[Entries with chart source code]
--
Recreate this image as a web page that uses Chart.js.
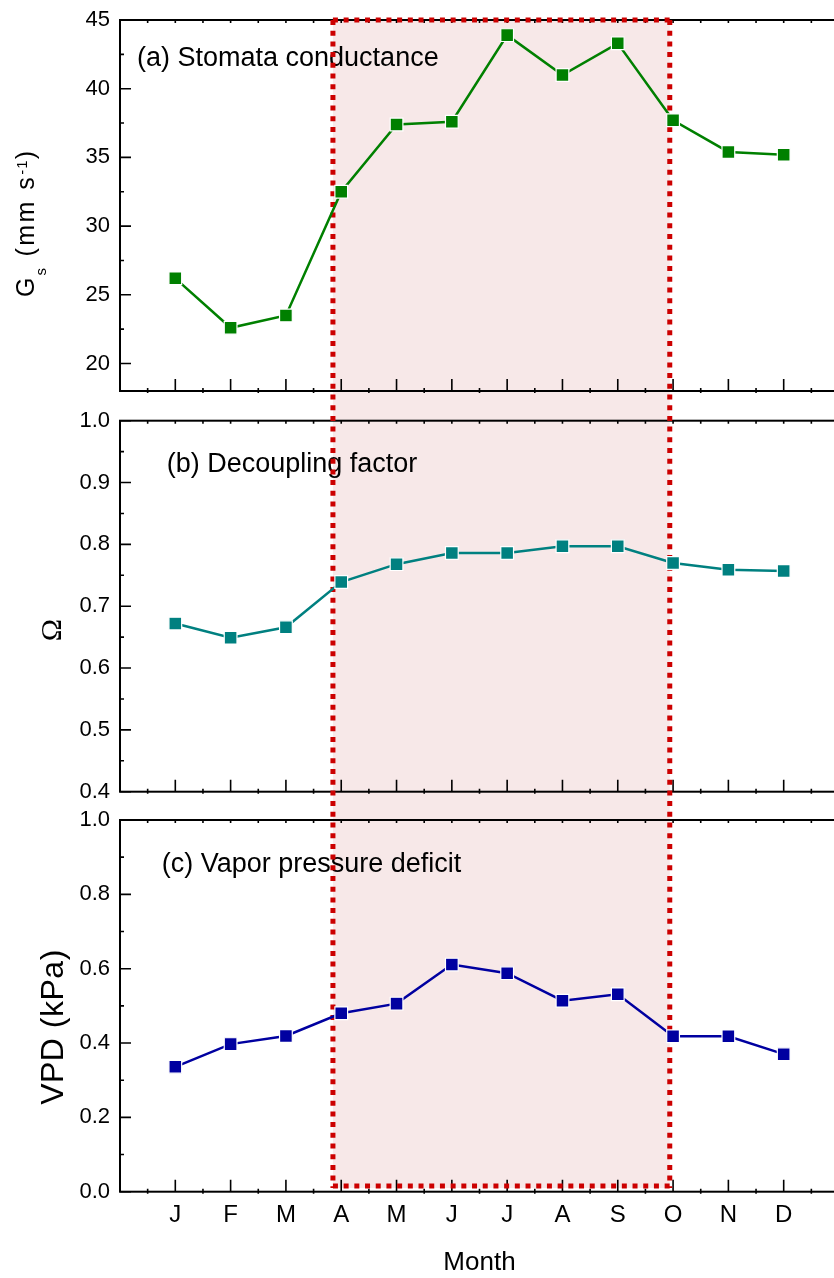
<!DOCTYPE html>
<html lang="en">
<head>
<meta charset="UTF-8">
<title>Gs, Omega and VPD by month</title>
<script src="https://cdn.jsdelivr.net/npm/chart.js"></script>
<style>
    body {
        margin: 0;
        background: #fff;
        width: 834px;
        height: 1278px;
        overflow: hidden;
        position: relative;
    }
    canvas {
        position: absolute;
        left: 0;
    }
</style>
</head>
<body>
<canvas id="gsChart" width="840" height="406" style="top:0px"></canvas>
<canvas id="omegaChart" width="840" height="400" style="top:406px"></canvas>
<canvas id="vpdChart" width="840" height="472" style="top:806px"></canvas>

<script>
// ---- data ----
const months = ['J', 'F', 'M', 'A', 'M', 'J', 'J', 'A', 'S', 'O', 'N', 'D'];
const monthNum = [1, 2, 3, 4, 5, 6, 7, 8, 9, 10, 11, 12];

const gsValues = [26.2, 22.6, 23.5, 32.5, 37.4, 37.6, 43.9, 41.0, 43.3, 37.7, 35.4, 35.2];
const omegaValues = [0.672, 0.649, 0.666, 0.739, 0.768, 0.786, 0.786, 0.797, 0.797, 0.770, 0.759, 0.757];
const vpdValues = [0.336, 0.397, 0.419, 0.480, 0.506, 0.611, 0.588, 0.514, 0.531, 0.418, 0.418, 0.370];

const gsTicks = [20, 25, 30, 35, 40, 45];
const omegaTicks = [0.4, 0.5, 0.6, 0.7, 0.8, 0.9, 1.0];
const vpdTicks = [0.0, 0.2, 0.4, 0.6, 0.8, 1.0];

// shaded growing season, in month units, and its floor on the VPD axis
const seasonSpan = [3.85, 9.94];
const seasonFloor = 0.01;

const FONT = "'Liberation Sans', Arial, sans-serif";
const BOX_TOP = 20;   // page y of the top of the shaded box

Chart.defaults.font.family = FONT;
Chart.defaults.color = '#000';

function midpoints(arr) {
    const out = [];
    for (let i = 0; i < arr.length - 1; i++) out.push((arr[i] + arr[i + 1]) / 2);
    return out;
}

function drawFrame(chart) {
    const {ctx, chartArea: a, scales: {x, y}} = chart;
    const yMajor = y.ticks.map(t => t.value);
    const yMinor = midpoints(yMajor);
    const xMajor = x.ticks.map(t => t.value);
    const xMinor = [xMajor[0] - 0.5].concat(xMajor.map(v => v + 0.5));

    ctx.save();
    ctx.strokeStyle = '#000';
    ctx.lineWidth = 2;
    ctx.strokeRect(a.left, a.top, a.right - a.left, a.bottom - a.top);

    ctx.lineWidth = 1.6;
    ctx.beginPath();
    yMajor.forEach(v => {
        const py = y.getPixelForValue(v);
        ctx.moveTo(a.left, py); ctx.lineTo(a.left + 11, py);
    });
    yMinor.forEach(v => {
        const py = y.getPixelForValue(v);
        ctx.moveTo(a.left, py); ctx.lineTo(a.left + 4, py);
    });
    xMajor.forEach(v => {
        const px = x.getPixelForValue(v);
        ctx.moveTo(px, a.bottom); ctx.lineTo(px, a.bottom - 12);
        ctx.moveTo(px, a.top); ctx.lineTo(px, a.top + 3);
    });
    xMinor.forEach(v => {
        const px = x.getPixelForValue(v);
        ctx.moveTo(px, a.bottom + 2); ctx.lineTo(px, a.bottom - 3);
        ctx.moveTo(px, a.top); ctx.lineTo(px, a.top + 3);
    });
    ctx.stroke();
    ctx.restore();
}

function seasonBox(chart, p) {
    const {chartArea: a, scales: {x, y}} = chart;
    return {
        x0: x.getPixelForValue(seasonSpan[0]),
        x1: x.getPixelForValue(seasonSpan[1]),
        top: p.first ? a.top : 0,
        bottom: p.last ? y.getPixelForValue(seasonFloor) : chart.height
    };
}

function drawRotated(ctx, parts, baseX, centerY) {
    ctx.save();
    let total = 0;
    parts.forEach(q => {
        ctx.font = q.font;
        ctx.letterSpacing = q.spacing || '0px';
        q.w = ctx.measureText(q.t).width;
        total += q.w;
    });
    ctx.translate(baseX, centerY);
    ctx.rotate(-Math.PI / 2);
    ctx.fillStyle = '#000';
    ctx.textBaseline = 'alphabetic';
    let cx = -total / 2;
    parts.forEach(q => {
        ctx.font = q.font;
        ctx.letterSpacing = q.spacing || '0px';
        ctx.fillText(q.t, cx, q.dy || 0);
        cx += q.w;
    });
    ctx.restore();
}

function makePanel(canvasId, p) {
    const plugin = {
        id: 'panelDecor',
        beforeDraw(chart) {
            const {ctx} = chart;
            const b = seasonBox(chart, p);
            ctx.save();
            ctx.fillStyle = '#f7e8e8';
            ctx.fillRect(b.x0, b.top, b.x1 - b.x0, b.bottom - b.top);
            ctx.restore();
        },
        beforeDatasetsDraw(chart) {
            const {ctx} = chart;
            drawFrame(chart);

            ctx.save();
            ctx.fillStyle = '#000';
            ctx.font = '27px ' + FONT;
            ctx.textBaseline = 'alphabetic';
            ctx.fillText(p.label, p.labelAt[0], p.labelAt[1] - p.pageTop);
            ctx.restore();

            // red dotted outline of the season box
            const b = seasonBox(chart, p);
            const start = BOX_TOP - p.pageTop;
            ctx.save();
            ctx.strokeStyle = '#cc0000';
            ctx.lineWidth = 5;
            ctx.setLineDash([5, 5.7]);
            ctx.beginPath();
            ctx.moveTo(b.x0, start); ctx.lineTo(b.x0, b.bottom);
            ctx.moveTo(b.x1, start); ctx.lineTo(b.x1, b.bottom);
            if (p.first) { ctx.moveTo(b.x0, b.top); ctx.lineTo(b.x1, b.top); }
            if (p.last) { ctx.moveTo(b.x0, b.bottom - 2); ctx.lineTo(b.x1, b.bottom - 2); }
            ctx.stroke();
            ctx.restore();
        },
        afterDraw(chart) {
            p.drawTitle(chart.ctx, p.pageTop);
        }
    };

    return new Chart(document.getElementById(canvasId), {
        type: 'line',
        data: {
            datasets: [{
                data: monthNum.map((m, i) => ({x: m, y: p.values[i]})),
                borderColor: p.color,
                borderWidth: 2.5,
                pointStyle: 'rect',
                pointRadius: 9,
                pointBackgroundColor: p.color,
                pointBorderColor: '#fff',
                pointBorderWidth: 1.2,
                tension: 0
            }]
        },
        options: {
            responsive: false,
            animation: false,
            layout: {
                autoPadding: false,
                padding: {top: p.plotTop - p.pageTop, right: 1, bottom: 0, left: 0}
            },
            plugins: {legend: {display: false}, tooltip: {enabled: false}},
            scales: {
                x: {
                    type: 'linear',
                    min: 0,
                    max: 13,
                    grid: {display: false, drawTicks: false},
                    border: {display: false},
                    afterBuildTicks: s => { s.ticks = monthNum.map(v => ({value: v})); },
                    afterFit: s => {
                        s.height = p.pageTop + p.height - p.plotBottom;
                        s.paddingLeft = 0; s.paddingRight = 0;
                    },
                    ticks: {
                        display: p.last,
                        autoSkip: false,
                        maxRotation: 0,
                        padding: 9,
                        font: {size: 24},
                        callback: (v, i) => months[i]
                    },
                    title: {
                        display: p.last,
                        text: 'Month',
                        font: {size: 26},
                        padding: 0
                    }
                },
                y: {
                    min: p.yMin,
                    max: p.yMax,
                    grid: {display: false, drawTicks: false},
                    border: {display: false},
                    afterBuildTicks: s => { s.ticks = p.yTicks.map(v => ({value: v})); },
                    afterFit: s => {
                        s.width = 120;
                        s.paddingTop = 0; s.paddingBottom = 0;
                    },
                    ticks: {
                        autoSkip: false,
                        padding: 10,
                        font: {size: 22},
                        callback: v => Number(v).toFixed(p.decimals)
                    }
                }
            }
        },
        plugins: [plugin]
    });
}

makePanel('gsChart', {
    pageTop: 0, height: 406, plotTop: 20, plotBottom: 391,
    first: true, last: false,
    values: gsValues, color: '#008000',
    yMin: 18, yMax: 45, yTicks: gsTicks, decimals: 0,
    label: '(a) Stomata conductance', labelAt: [137, 66],
    drawTitle: (ctx, top) => drawRotated(ctx, [
        {t: 'G', font: '25px ' + FONT, spacing: '2px'},
        {t: 's', font: '15px ' + FONT, dy: 12, spacing: '2px'},
        {t: ' (mm s', font: '25px ' + FONT, spacing: '2.5px'},
        {t: '-1', font: '15px ' + FONT, dy: -7, spacing: '1px'},
        {t: ')', font: '25px ' + FONT}
    ], 34, 224 - top)
});

makePanel('omegaChart', {
    pageTop: 406, height: 400, plotTop: 420.7, plotBottom: 791.7,
    first: false, last: false,
    values: omegaValues, color: '#008080',
    yMin: 0.4, yMax: 1.0, yTicks: omegaTicks, decimals: 1,
    label: '(b) Decoupling factor', labelAt: [166.7, 472],
    drawTitle: (ctx, top) => drawRotated(ctx, [
        {t: 'Ω', font: "30px 'Liberation Serif', serif"}
    ], 61, 630 - top)
});

makePanel('vpdChart', {
    pageTop: 806, height: 472, plotTop: 820, plotBottom: 1191.7,
    first: false, last: true,
    values: vpdValues, color: '#0000a0',
    yMin: 0, yMax: 1.0, yTicks: vpdTicks, decimals: 1,
    label: '(c) Vapor pressure deficit', labelAt: [161.7, 871.7],
    drawTitle: (ctx, top) => drawRotated(ctx, [
        {t: 'VPD (kPa)', font: '32px ' + FONT, spacing: '0.5px'}
    ], 63, 1027 - top)
});
</script>
</body>
</html>
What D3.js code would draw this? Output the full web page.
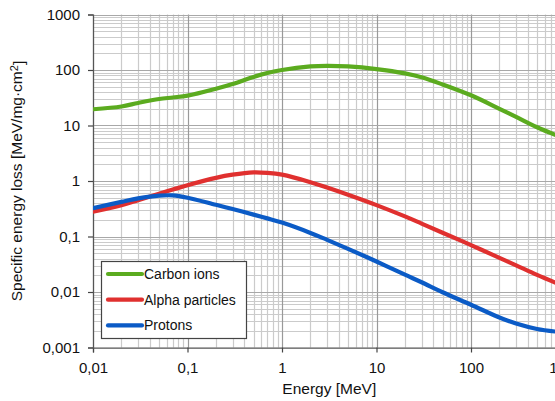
<!DOCTYPE html>
<html>
<head>
<meta charset="utf-8">
<script src="https://cdn.jsdelivr.net/npm/d3@7"></script>
<style>
  html, body { margin: 0; padding: 0; background: #fff; }
  svg { display: block; font-family: "Liberation Sans", Arial, sans-serif; }
</style>
</head>
<body>
<svg id="chart" width="555" height="401"></svg>
<script>
// ---- data ----
const energy  = [0.01, 0.02, 0.03, 0.05, 0.07, 0.1, 0.2, 0.3, 0.5, 0.7, 1, 2, 3, 5, 10, 20, 30, 50, 100, 200, 300, 500, 800];
const carbon  = [19.6, 22, 25.5, 30, 32, 34.5, 46, 56, 75, 88, 100, 116, 119, 116, 104, 87, 74, 55, 35, 20, 14.3, 9.3, 6.7];
const alpha   = [0.28, 0.365, 0.45, 0.59, 0.70, 0.84, 1.14, 1.30, 1.43, 1.40, 1.30, 0.953, 0.762, 0.566, 0.368, 0.23, 0.171, 0.117, 0.07, 0.0412, 0.0302, 0.0203, 0.0145];
const protons = [0.324, 0.42, 0.485, 0.545, 0.55, 0.5, 0.372, 0.313, 0.248, 0.212, 0.178, 0.116, 0.087, 0.06, 0.0355, 0.0205, 0.015, 0.0099, 0.0059, 0.00347, 0.00271, 0.00216, 0.00193];
const seriesNames = ["Carbon ions", "Alpha particles", "Protons"];
const seriesColors = ["#5bab1f", "#e0302f", "#0b5bc6"];
const xTickValues = [0.01, 0.1, 1, 10, 100, 1000];
const xTickLabels = ["0,01", "0,1", "1", "10", "100", "1000"];
const yTickValues = [0.001, 0.01, 0.1, 1, 10, 100, 1000];
const yTickLabels = ["0,001", "0,01", "0,1", "1", "10", "100", "1000"];
const xTitle = "Energy [MeV]";
const yTitleMain = "Specific energy loss [MeV/mg·cm";
const yTitleSup = "2";
const yTitleEnd = "]";

// ---- layout ----
const svg = d3.select("#chart");
const pL = 93, pR = 565.5, pT = 14.5, pB = 347.5;

const x = d3.scaleLog().domain([0.01, 1000]).range([pL, pR]);
const y = d3.scaleLog().domain([0.001, 1000]).range([pB, pT]);

// grid
const xMinor = x.ticks().filter(v => !xTickValues.some(t => Math.abs(t - v) / t < 1e-9));
const yMinor = y.ticks().filter(v => !yTickValues.some(t => Math.abs(t - v) / t < 1e-9));

const grid = svg.append("g");
grid.append("g").selectAll("line").data(xMinor).join("line")
  .attr("x1", d => Math.round(x(d)) + 0.5).attr("x2", d => Math.round(x(d)) + 0.5)
  .attr("y1", pT).attr("y2", pB)
  .attr("stroke", "#cbcbcb").attr("stroke-width", 1.2);
grid.append("g").selectAll("line").data(yMinor).join("line")
  .attr("y1", d => Math.round(y(d)) + 0.5).attr("y2", d => Math.round(y(d)) + 0.5)
  .attr("x1", pL).attr("x2", pR)
  .attr("stroke", "#cbcbcb").attr("stroke-width", 1.2);
grid.append("g").selectAll("line").data(xTickValues).join("line")
  .attr("x1", d => Math.round(x(d)) + 0.5).attr("x2", d => Math.round(x(d)) + 0.5)
  .attr("y1", pT).attr("y2", pB)
  .attr("stroke", "#999").attr("stroke-width", 1.2);
grid.append("g").selectAll("line").data(yTickValues).join("line")
  .attr("y1", d => Math.round(y(d)) + 0.5).attr("y2", d => Math.round(y(d)) + 0.5)
  .attr("x1", pL).attr("x2", pR)
  .attr("stroke", "#a8a8a8").attr("stroke-width", 1.2);

// axes
const xAxis = d3.axisBottom(x).tickValues(xTickValues)
  .tickFormat((d, i) => xTickLabels[i]).tickSize(5).tickPadding(6);
const yAxis = d3.axisLeft(y).tickValues(yTickValues)
  .tickFormat((d, i) => yTickLabels[i]).tickSize(5).tickPadding(8);

const gx = svg.append("g").attr("transform", `translate(0,${pB})`).call(xAxis);
const gy = svg.append("g").attr("transform", `translate(${pL},0)`).call(yAxis);
[gx, gy].forEach(g => {
  g.select(".domain").attr("stroke", "#555").attr("stroke-width", 1.2);
  g.selectAll(".tick line").attr("stroke", "#444").attr("stroke-width", 1.2);
  g.selectAll(".tick text").attr("fill", "#111").style("font-size", "15px")
    .style("font-family", '"Liberation Sans", Arial, sans-serif');
});
gx.selectAll(".tick text").attr("dy", "0.95em");

// curves
svg.append("clipPath").attr("id", "plotclip")
  .append("rect").attr("x", pL).attr("y", pT).attr("width", pR - pL).attr("height", pB - pT);
const line = d3.line().x((d, i) => x(energy[i])).y(d => y(d)).curve(d3.curveCatmullRom.alpha(0.5));
const allSeries = [carbon, alpha, protons];
svg.append("g").attr("clip-path", "url(#plotclip)")
  .selectAll("path").data(allSeries).join("path")
  .attr("d", d => line(d))
  .attr("fill", "none")
  .attr("stroke", (d, i) => seriesColors[i])
  .attr("stroke-width", 4.2)
  .attr("stroke-linecap", "round")
  .attr("stroke-linejoin", "round");

// legend
const lg = svg.append("g");
lg.append("rect").attr("x", 101.5).attr("y", 261.5).attr("width", 145).attr("height", 77)
  .attr("fill", "#fff").attr("stroke", "#444").attr("stroke-width", 1.2);
const items = lg.selectAll("g.item").data(seriesNames).join("g").attr("class", "item")
  .attr("transform", (d, i) => `translate(0,${274 + i * 25.7})`);
items.append("line").attr("x1", 108).attr("x2", 142).attr("y1", 0).attr("y2", 0)
  .attr("stroke", (d, i) => seriesColors[i]).attr("stroke-width", 4.2).attr("stroke-linecap", "round");
items.append("text").attr("x", 144).attr("y", 5).text(d => d)
  .style("font-size", "14px").attr("fill", "#111");

// titles
svg.append("text").attr("x", (pL + pR) / 2).attr("y", 394).attr("text-anchor", "middle")
  .style("font-size", "15.5px").attr("fill", "#111").text(xTitle);
const yt = svg.append("text").attr("transform", `translate(22,${(pT + pB) / 2}) rotate(-90)`)
  .attr("text-anchor", "middle").style("font-size", "15.5px").attr("fill", "#111");
yt.append("tspan").text(yTitleMain);
yt.append("tspan").attr("dy", "-0.4em").style("font-size", "11px").text(yTitleSup);
yt.append("tspan").attr("dy", "0.4em").text(yTitleEnd);
</script>
</body>
</html>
--
● **THE TASK**:
From the entries above, extract each line containing "this".

● **THE OUTPUT**:
Recreate this image as a web page that uses Chart.js.
What D3.js code would draw this? Output the full web page.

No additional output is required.